今回の大河ドラマ「いだてん」は2013年度(平成25年度)上半期の朝ドラ「あまちゃん」のスタッフが担当している。脚本は宮藤官九郎のオリジナル。音楽・大友良英、演出・井上剛、制作統括・訓覇圭という布陣だ。

これだけ同じであれば(特に音楽と脚本が同じ場合)通奏低音は相当似かよってくるだろうと思ったが、案の定のテンポ。筆者はまだついていける(心地よい)が、年寄りはきついだろう。どうせ同じスタッフなら、のん(能年玲奈)も出演させてほしいと感じた。渥美清が山田洋次の「寅さん」以外の作品にゲスト出演したように。
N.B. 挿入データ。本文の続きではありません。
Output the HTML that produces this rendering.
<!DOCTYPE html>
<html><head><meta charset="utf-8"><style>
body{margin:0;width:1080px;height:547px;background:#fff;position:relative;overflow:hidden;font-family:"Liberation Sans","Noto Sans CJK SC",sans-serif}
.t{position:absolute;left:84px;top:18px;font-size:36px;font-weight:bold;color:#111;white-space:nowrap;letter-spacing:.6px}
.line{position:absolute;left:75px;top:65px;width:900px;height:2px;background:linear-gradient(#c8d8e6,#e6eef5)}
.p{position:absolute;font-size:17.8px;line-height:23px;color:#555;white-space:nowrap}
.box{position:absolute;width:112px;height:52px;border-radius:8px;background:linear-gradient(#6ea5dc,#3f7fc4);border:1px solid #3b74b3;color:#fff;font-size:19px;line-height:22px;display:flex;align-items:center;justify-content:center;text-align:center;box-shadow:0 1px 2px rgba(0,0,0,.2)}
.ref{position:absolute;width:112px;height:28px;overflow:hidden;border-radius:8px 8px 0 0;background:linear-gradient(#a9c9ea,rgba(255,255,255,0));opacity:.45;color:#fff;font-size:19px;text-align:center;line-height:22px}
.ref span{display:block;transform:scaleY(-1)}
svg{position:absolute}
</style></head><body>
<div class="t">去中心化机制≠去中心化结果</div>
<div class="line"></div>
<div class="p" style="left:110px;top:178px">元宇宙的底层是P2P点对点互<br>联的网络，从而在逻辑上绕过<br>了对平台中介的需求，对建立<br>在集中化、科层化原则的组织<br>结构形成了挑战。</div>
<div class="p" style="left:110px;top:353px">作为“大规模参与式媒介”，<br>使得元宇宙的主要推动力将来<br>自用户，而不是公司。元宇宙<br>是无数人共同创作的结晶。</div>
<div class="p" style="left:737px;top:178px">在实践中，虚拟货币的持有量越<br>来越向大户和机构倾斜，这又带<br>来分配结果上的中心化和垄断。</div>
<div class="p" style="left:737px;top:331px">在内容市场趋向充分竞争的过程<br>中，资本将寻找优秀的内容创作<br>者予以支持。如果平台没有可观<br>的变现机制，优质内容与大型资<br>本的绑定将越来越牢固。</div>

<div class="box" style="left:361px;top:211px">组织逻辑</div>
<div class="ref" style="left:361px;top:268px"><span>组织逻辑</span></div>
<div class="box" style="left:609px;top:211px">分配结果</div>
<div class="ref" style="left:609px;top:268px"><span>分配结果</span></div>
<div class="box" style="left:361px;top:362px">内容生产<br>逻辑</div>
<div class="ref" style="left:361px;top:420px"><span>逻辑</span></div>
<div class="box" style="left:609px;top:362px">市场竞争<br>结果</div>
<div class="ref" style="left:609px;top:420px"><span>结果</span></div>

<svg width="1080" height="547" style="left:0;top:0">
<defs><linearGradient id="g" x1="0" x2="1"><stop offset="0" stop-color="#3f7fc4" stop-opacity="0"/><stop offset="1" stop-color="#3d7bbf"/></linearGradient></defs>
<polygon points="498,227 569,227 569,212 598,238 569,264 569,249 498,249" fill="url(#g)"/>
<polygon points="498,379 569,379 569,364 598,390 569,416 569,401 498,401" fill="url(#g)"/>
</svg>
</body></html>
日本頑張れ、日本人頑張れの一色に染められている作品が筆者は大嫌いである。しかし、この頃テレビはその風潮に絡め取られており、視聴率も良い。個人的には嫌な傾向であると思っている。そして「いだてん」がナショナリズムを鼓舞する国威発揚番組の頂点になってしまうのではないかと危惧していた。
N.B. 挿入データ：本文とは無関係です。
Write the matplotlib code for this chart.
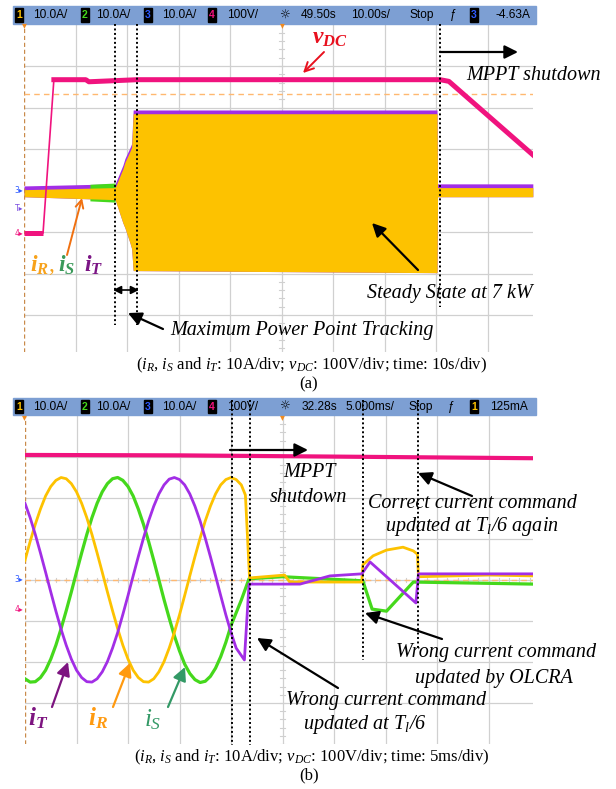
import matplotlib.pyplot as plt
from matplotlib.patches import Rectangle

plt.rcParams["mathtext.fontset"] = "custom"
plt.rcParams["mathtext.rm"] = "Liberation Serif"
plt.rcParams["mathtext.it"] = "Liberation Serif:italic"
plt.rcParams["mathtext.bf"] = "Liberation Serif:bold"
plt.rcParams["mathtext.bfit"] = "Liberation Serif:italic:bold"

# ---------------- (a) 10 s/div, currents 10 A/div, vDC 100 V/div
a_vdc_t = [0, 3.7, 5.8, 12.0, 12.6, 22.0, 80.8, 82.5, 98.8]
a_vdc_v = [0, 0, 369, 369, 364, 369, 369, 365, 188]

a_env_t = [0, 17.7, 19.2, 19.6, 20.6, 20.9, 21.2, 80.2, 80.3, 98.8]
a_env_hi = [0.5, 1.0, 5.5, 7.1, 9.8, 10.7, 18.8, 18.8, 1.0, 1.0]
a_env_lo = [-1.5, -2.2, -7.8, -9.0, -12.7, -14.0, -19.3, -19.8, -1.5, -1.5]
a_ripple_t = [12.8, 17.7]
a_ripple_hi = [1.5, 1.8]
a_ripple_lo = [-2.5, -2.8]

# ---------------- (b) 5 ms/div, samples every 0.5 ms
b_t = [k * 0.5 for k in range(42)]
b_ir = [4.8, 9.4, 13.6, 17.3, 20.5, 22.8, 24.3, 25.0, 24.7, 23.5, 21.5, 18.7, 15.2, 11.1,
        6.6, 1.9, -2.9, -7.5, -11.9, -15.9, -19.3, -22.0, -23.8, -24.8, -24.9, -24.1,
        -22.4, -19.9, -16.6, -12.8, -8.5, -3.8, 1.0, 5.7, 10.2, 14.4, 18.0, 21.0, 23.2,
        24.5, 25.0, 24.5]
b_is = [-24.1, -24.9, -24.8, -23.8, -22.0, -19.3, -15.9, -11.9, -7.5, -2.9, 1.9, 6.6,
        11.1, 15.2, 18.7, 21.5, 23.5, 24.7, 25.0, 24.3, 22.8, 20.5, 17.3, 13.6, 9.4, 4.8,
        0.0, -4.8, -9.3, -13.6, -17.3, -20.5, -22.8, -24.3, -25.0, -24.7, -23.5, -21.5,
        -18.7, -15.2, -11.1]
b_it = [18.7, 15.2, 11.1, 6.6, 1.9, -2.9, -7.6, -12.0, -15.9, -19.3, -22.0, -23.8,
        -24.8, -24.9, -24.1, -22.4, -19.9, -16.6, -12.8, -8.4, -3.8, 1.0, 5.7, 10.2, 14.4,
        18.0, 21.0, 23.2, 24.6, 25.0, 24.5, 23.2, 21.0, 18.0, 14.4, 10.2, 5.7, 1.0, -3.8,
        -8.5, -12.8, -16.6]
# after MPPT shutdown
b_ir_t2 = [21.0, 21.4, 21.8, 25.2, 25.7, 32.7, 32.8, 33.8, 35.1, 36.7, 37.7, 38.1, 38.2, 45.0, 49.4]
b_ir2 = [23.2, 20.7, 0.5, 1.2, -0.5, -0.5, 3.7, 5.9, 7.3, 8.0, 7.1, 6.3, 0.8, 1.2, 1.0]
b_is_t2 = [21.0, 21.75, 25.0, 32.8, 33.7, 35.1, 37.7, 49.4]
b_is2 = [-4.9, 0.3, 0.8, -0.2, -7.1, -7.6, -0.5, -1.0]
b_it_t2 = [21.3, 21.75, 26.7, 29.6, 32.7, 33.5, 37.95, 38.2, 49.4]
b_it2 = [-19.5, -1.0, -1.0, 1.0, 1.5, 4.4, -5.6, 1.5, 1.5]
b_vdc_t = [0, 15, 30, 49.4]
b_vdc_v = [376, 375, 372, 368]

YEL, GRN, PUR, PNK = "#fdc200", "#45d81c", "#a22ee6", "#f0137e"
GRID = "#d0d0d0"
W, H = 616, 789
fig = plt.figure(figsize=(6.16, 7.89), dpi=100)


def rect(x0, y0, x1, y1):
    return [x0 / W, 1 - y1 / H, (x1 - x0) / W, (y1 - y0) / H]


def screen(x0, y0, x1, y1, ybot):
    ax = fig.add_axes(rect(x0, y0, x1, y1))
    nx = (x1 - x0) / 51.5
    ax.set_xlim(0, nx)
    ax.set_ylim(ybot, 4)
    for k in range(1, 10):
        ax.axvline(k, color=GRID, lw=0.9, zorder=0)
    for k in range(-3, 4):
        ax.axhline(k, color=GRID, lw=0.9, zorder=0)
    for k in range(int(nx * 5) + 1):
        ax.plot([k / 5] * 2, [-0.05, 0.05], color=GRID, lw=0.8, zorder=0)
    for k in range(-20, 20):
        ax.plot([4.95, 5.05], [k / 5] * 2, color=GRID, lw=0.8, zorder=0)
    ax.axvline(0, color="#c98a4a", lw=1.0, ls=(0, (3, 2)))
    ax.axis("off")
    return ax


# ---------- screen (a)
ax = screen(24, 24.5, 533, 352, 4 - (352 - 24.5) / 41.5)
ta = [t / 10 for t in a_env_t]
ax.axhline(2.33, color="#ffb870", lw=1.0, ls=(0, (4, 3)))
ax.fill_between(ta, [v / 10 + 0.06 for v in a_env_hi], [v / 10 for v in a_env_lo], color=PUR, lw=0)
ax.fill_between([t / 10 for t in a_ripple_t], [v / 10 for v in a_ripple_hi],
                [v / 10 for v in a_ripple_lo], color=GRN, lw=0)
ax.fill_between(ta, [v / 10 - 0.03 for v in a_env_hi], [v / 10 for v in a_env_lo], color=YEL, lw=0)
vx = [t / 10 for t in a_vdc_t]
vy = [-1.02 + v / 100 for v in a_vdc_v]
ax.plot(vx[:2], vy[:2], color=PNK, lw=3.6, solid_capstyle="butt")
ax.plot(vx[1:3], vy[1:3], color=PNK, lw=1.2)
ax.plot(vx[2:], vy[2:], color=PNK, lw=3.6)

# ---------- screen (b)
bx = screen(25, 416, 533, 744, -4)
bx.axhline(0, color="#ffb870", lw=1.0, ls=(0, (4, 3)))
bx.plot([t / 5 for t in b_t[:41] + b_is_t2], [v / 10 for v in b_is + b_is2], color=GRN, lw=2.3)
bx.plot([t / 5 for t in b_t + b_ir_t2], [v / 10 for v in b_ir + b_ir2], color=YEL, lw=2.0)
bx.plot([t / 5 for t in b_t + b_it_t2], [v / 10 for v in b_it + b_it2], color=PUR, lw=2.0)
bx.plot([t / 5 for t in b_vdc_t], [-0.71 + v / 100 for v in b_vdc_v], color=PNK, lw=3.0)

# ---------- overlay in pixel units
ov = fig.add_axes([0, 0, 1, 1])
ov.set_xlim(0, W)
ov.set_ylim(H, 0)
ov.set_autoscale_on(False)
ov.axis("off")

SANS = "Liberation Sans"


def header(y0, y1, fields, last_ch):
    ov.add_patch(Rectangle((13, y0), 523, y1 - y0, color="#7d9fd3", zorder=2))
    ym = (y0 + y1) / 2
    for xb, num, col in [(15, "1", YEL), (81, "2", GRN), (144, "3", "#2f5bff"),
                         (208, "4", PNK), (470, last_ch[0], last_ch[1])]:
        ov.add_patch(Rectangle((xb, y0 + 2), 8, y1 - y0 - 4, color="black", zorder=3))
        ov.text(xb + 4, ym, num, color=col, fontsize=7.5, ha="center", va="center",
                family=SANS, weight="bold", zorder=4)
    for txt, x in fields:
        fam = "DejaVu Sans" if txt == "☼" else SANS
        ov.text(x, ym, txt, fontsize=8.6, ha="center", va="center", family=fam, zorder=4)


header(6, 24, [("10.0A/", 50), ("10.0A/", 113), ("10.0A/", 179), ("100V/", 243),
               ("☼", 284), ("49.50s", 319), ("10.00s/", 370), ("Stop", 422),
               ("ƒ", 453), ("-4.63A", 513)], ("3", "#2f5bff"))
header(398, 415, [("10.0A/", 50), ("10.0A/", 113), ("10.0A/", 179), ("100V/", 243),
                  ("☼", 284), ("32.28s", 319), ("5.000ms/", 370), ("Stop", 421),
                  ("ƒ", 451), ("125mA", 509)], ("1", YEL))

# left channel markers
for y, s, c in [(190, "3", "#2f5bff"), (208, "T", "#7a4de0"), (233, "4", PNK),
                (580, "3", "#2f5bff"), (609, "4", PNK)]:
    ov.text(19, y, s + "▸", fontsize=5.5, color=c, ha="center", va="center", family="DejaVu Sans")
for x, y in [(24, 24), (282, 24), (24, 416), (282, 416)]:
    ov.text(x, y + 1, "▾", fontsize=7, color="#f08a20", ha="center", va="center", family="DejaVu Sans")

DOT = dict(color="black", lw=1.4, ls=(0, (1, 1.3)), zorder=5)
for x, ya, yb in [(115, 24, 325), (137, 24, 325), (440, 24, 307),
                  (232, 400, 745), (250, 400, 745), (363, 400, 660), (418, 400, 648)]:
    ov.plot([x, x], [ya, yb], **DOT)


def arrow(tail, tip, color="black", style="-|>", lw=1.6, ms=20):
    ov.annotate("", xy=tip, xytext=tail, zorder=6,
                arrowprops=dict(arrowstyle=style, color=color, lw=lw, mutation_scale=ms,
                                shrinkA=0, shrinkB=0))


SERIF = "Liberation Serif"
IT = dict(family=SERIF, style="italic", fontsize=14.5, ha="center", va="center", zorder=6)

# annotations (a)
arrow((440, 52), (518, 52))
ov.text(534, 75, "MPPT shutdown", **IT)
arrow((418, 270), (372, 223))
ov.text(450, 293, "Steady State at 7 kW", **IT)
arrow((163, 329), (128, 313))
ov.text(302, 330, "Maximum Power Point Tracking", **IT)
arrow((119, 290), (113, 290), style="-|>", ms=12, lw=1.2)
arrow((133, 290), (139, 290), style="-|>", ms=12, lw=1.2)
ov.plot([119, 133], [290, 290], color="black", lw=1.2, zorder=6)
arrow((324, 52), (303, 73), color="#e8101e", style="->", lw=1.4, ms=16)
ov.text(330, 37, r"$\mathbfit{v}_{\mathbfit{DC}}$", color="#e8101e", fontsize=17,
        ha="center", va="center", zorder=6)
arrow((67, 255), (82, 198), color="#f07010", style="->", lw=1.4, ms=14)
ov.text(42, 265, r"$\mathbfit{i}_{\mathbfit{R}}$,", color="#f7a21b", fontsize=17,
        ha="center", va="center", family=SERIF, zorder=6)
ov.text(67, 265, r"$\mathbfit{i}_{\mathbfit{S}}$", color="#3b9a5a", fontsize=17,
        ha="center", va="center", zorder=6)
ov.text(94, 265, r"$\mathbfit{i}_{\mathbfit{T}}$", color="#7b1585", fontsize=17,
        ha="center", va="center", zorder=6)
CAP = dict(family=SERIF, fontsize=12, ha="center", va="center")
ov.text(312, 365, r"($i_R$, $i_S$ and $i_T$: 10A/div; $v_{DC}$: 100V/div; time: 10s/div)", **CAP)
ov.text(309, 384, "(a)", **CAP)

# annotations (b)
arrow((230, 450), (308, 450))
ov.text(309, 472, "MPPT", **IT)
ov.text(309, 497, "shutdown", **IT)
arrow((472, 496), (418, 473))
ov.text(472, 503, "Correct current command", **IT)
ov.text(472, 527, r"updated at $T_l$/6 again", **IT)
arrow((442, 639), (365, 613))
ov.text(496, 653, "Wrong current command", **IT)
ov.text(494, 678, "updated by OLCRA", **IT)
arrow((338, 688), (257, 638))
ov.text(386, 700, "Wrong current command", **IT)
ov.text(365, 724, r"updated at $T_l$/6", **IT)
arrow((52, 707), (68, 662), color="#7d1480")
arrow((113, 707), (130, 663), color="#ff9a10")
arrow((168, 707), (185, 667), color="#339966")
ov.text(38, 718, r"$\mathbfit{i}_{\mathbfit{T}}$", color="#7d1480", fontsize=18, ha="center", va="center")
ov.text(98, 718, r"$\mathbfit{i}_{\mathbfit{R}}$", color="#ff9a10", fontsize=18, ha="center", va="center")
ov.text(153, 720, r"$i_S$", color="#339966", fontsize=18, ha="center", va="center")
ov.text(312, 757, r"($i_R$, $i_S$ and $i_T$: 10A/div; $v_{DC}$: 100V/div; time: 5ms/div)", **CAP)
ov.text(309, 775, "(b)", **CAP)

fig.savefig("out.png", dpi=100)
初回を見て「まだ、大丈夫」であった。それは、スポーツバカを馬鹿にしている感じが香ってくるからである。これからの宮藤脚本に期待したいところだ。ところで、想像力の旺盛な宮藤脚本には、執筆時に邪魔な史実があるのではないか、つまらない史実が邪魔をして想像力が羽ばたかないとしたら大変だ。筆者の敬愛する作家・吉村昭氏は「ストーリに邪魔な史実は切る」と言っている。
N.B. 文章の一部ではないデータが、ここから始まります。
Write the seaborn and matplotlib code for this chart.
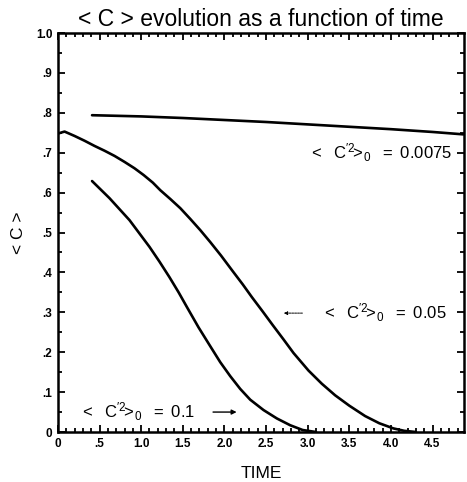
import matplotlib
matplotlib.use("Agg")
import matplotlib.pyplot as plt
import seaborn as sns
import pandas as pd
from matplotlib.ticker import MultipleLocator, FixedLocator, FixedFormatter

sns.set_style("ticks")
plt.rcParams['font.family'] = ['Liberation Sans', 'DejaVu Sans']
plt.rcParams['mathtext.fontset'] = 'custom'
plt.rcParams['mathtext.rm'] = 'Liberation Sans'
plt.rcParams['mathtext.it'] = 'Liberation Sans'
plt.rcParams['mathtext.bf'] = 'Liberation Sans:bold'
plt.rcParams['text.color'] = 'black'
plt.rcParams['axes.labelcolor'] = 'black'
plt.rcParams['xtick.color'] = 'black'
plt.rcParams['ytick.color'] = 'black'

# Curve <C'2>0 = 0.0075
t_a = [0.41, 1.0, 1.5, 2.0, 2.5, 3.0, 3.5, 4.0, 4.5, 4.87]
c_a = [0.794, 0.791, 0.787, 0.782, 0.777, 0.771, 0.765, 0.759, 0.752, 0.746]
# Curve <C'2>0 = 0.05
t_b = [0.0, 0.08, 0.20, 0.32, 0.44, 0.56, 0.68, 0.80, 0.92, 1.03, 1.14, 1.23, 1.35, 1.47, 1.59, 1.71, 1.83, 1.96,
       2.10, 2.22, 2.33, 2.46, 2.58, 2.71, 2.83, 3.01, 3.17, 3.33, 3.50, 3.69, 3.86, 4.03, 4.16, 4.30]
c_b = [0.748, 0.753, 0.742, 0.730, 0.717, 0.705, 0.692, 0.677, 0.661, 0.644, 0.625, 0.606, 0.584, 0.561, 0.534, 0.506, 0.476, 0.442,
       0.403, 0.370, 0.338, 0.302, 0.268, 0.232, 0.198, 0.154, 0.121, 0.092, 0.066, 0.040, 0.022, 0.009, 0.003, 0.0]
# Curve <C'2>0 = 0.1
t_c = [0.41, 0.62, 0.86, 1.10, 1.22, 1.34, 1.45, 1.55, 1.69, 1.83, 1.95, 2.07, 2.19, 2.31, 2.47, 2.63, 2.79, 2.94, 3.10]
c_c = [0.629, 0.586, 0.531, 0.464, 0.427, 0.388, 0.350, 0.313, 0.262, 0.215, 0.175, 0.140, 0.108, 0.081, 0.055, 0.034, 0.017, 0.005, 0.0]

series_labels = [r"$<\ \ \mathrm{C}^{\prime 2}\!\!>_{\!0}\ \ =\ 0.0075$",
                 r"$<\ \ \mathrm{C}^{\prime 2}\!\!>_{\!0}\ \ =\ 0.05$",
                 r"$<\ \ \mathrm{C}^{\prime 2}\!\!>_{\!0}\ \ =\ 0.1$"]
x_ticks = [0, 0.5, 1.0, 1.5, 2.0, 2.5, 3.0, 3.5, 4.0, 4.5]
x_ticklabels = ["0", ".5", "1.0", "1.5", "2.0", "2.5", "3.0", "3.5", "4.0", "4.5"]
y_ticks = [0, 0.1, 0.2, 0.3, 0.4, 0.5, 0.6, 0.7, 0.8, 0.9, 1.0]
y_ticklabels = ["0", ".1", ".2", ".3", ".4", ".5", ".6", ".7", ".8", ".9", "1.0"]

fig = plt.figure(figsize=(4.67, 4.82), dpi=100)
ax = fig.add_axes([0.124, 0.1037, 0.870, 0.8278])

for t, c in [(t_a, c_a), (t_b, c_b), (t_c, c_c)]:
    df = pd.DataFrame({"t": t, "c": c})
    sns.lineplot(data=df, x="t", y="c", ax=ax, color="black", linewidth=1.9)

ax.set_xlim(0, 4.88)
ax.set_ylim(0, 1.0)

ax.xaxis.set_major_locator(FixedLocator(x_ticks))
ax.xaxis.set_major_formatter(FixedFormatter(x_ticklabels))
ax.yaxis.set_major_locator(FixedLocator(y_ticks))
ax.yaxis.set_major_formatter(FixedFormatter(y_ticklabels))
ax.xaxis.set_minor_locator(MultipleLocator(0.1))
ax.yaxis.set_minor_locator(MultipleLocator(0.05))
ax.tick_params(which="both", direction="in", top=True, right=True, width=1.3, colors="black")
ax.tick_params(which="major", length=5, labelsize=8.5, pad=4)
ax.tick_params(which="minor", length=3)
for lab in ax.get_xticklabels() + ax.get_yticklabels():
    lab.set_fontweight("bold")
for sp in ax.spines.values():
    sp.set_linewidth(1.8)
    sp.set_color("black")

ax.set_xlabel("TIME", fontsize=12.5, labelpad=12, color="black")
ax.set_ylabel("< C >", fontsize=12.5, labelpad=7, color="black")
ax.set_title("< C > evolution as a function of time", fontsize=16.5, pad=5, color="black")

ax.text(4.74, 0.70, series_labels[0], fontsize=12, ha="right", va="center", color="black")
ax.text(3.17, 0.298, series_labels[1], fontsize=12, ha="left", va="center", color="black")
ax.annotate("", xy=(2.68, 0.298), xytext=(2.97, 0.298),
            arrowprops=dict(arrowstyle="-|>", color="black", lw=0.7, linestyle=(0, (2, 1)), mutation_scale=5))
ax.text(0.27, 0.05, series_labels[2], fontsize=12, ha="left", va="center", color="black")
ax.annotate("", xy=(2.18, 0.05), xytext=(1.83, 0.05),
            arrowprops=dict(arrowstyle="-|>", color="black", lw=1.0, mutation_scale=7))

ax.set_facecolor("white")
fig.patch.set_facecolor("white")
fig.savefig("out.png", dpi=100)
松尾スズキが主宰する「劇団大人計画」の俳優・阿部サダヲ主演の脚本を、「大人計画」座付き作家である宮藤官九郎が書く。志ん生役のビートたけしはキャスティングミスではなかったのか。志ん生のモノマネである必要はないが、志ん生の破天荒さは表現してほしい。志ん生の落語がドラマのナレーション代わりになる構造だが、そのナレーションを若き日の志ん生(森山未來)もやる。2人がかりのナレーション。わかりにくい。わかりにくいよりも、ビートたけしの不必要さが際立ってしまう。

今回はNHKの番組宣伝もものすごい。

『ごごナマ』では、「いだてん大特集!」と題して、演者の中村勘九郎、阿部サダヲ、綾瀬はるか、勝地涼らがドラマの見どころや撮影の舞台裏を。『チコちゃんに叱られる』でも、「いだてん」とのコラボ番組を放送。阿部、綾瀬、そして生田斗真。『ファミリーヒストリー』では、宮藤官九郎の、宮藤姓の謎などを特集。さらに続けて『いだてんが駆け抜けた時代』というスペシャル番組を放送している。『ダーウィンが来た』にまで、勘九郎、阿部サダヲ出演。『鶴瓶の家族に乾杯』では、生田がゲスト。

そんなに番宣を頑張ると逆効果になると感じる業界関係者は筆者だけではあるまい。注意点はビートたけしが一切番宣ゲストになっていないこと。筆者は、番宣番組の殆どを見たからだろうか、初回放送は再放送を見るようであった。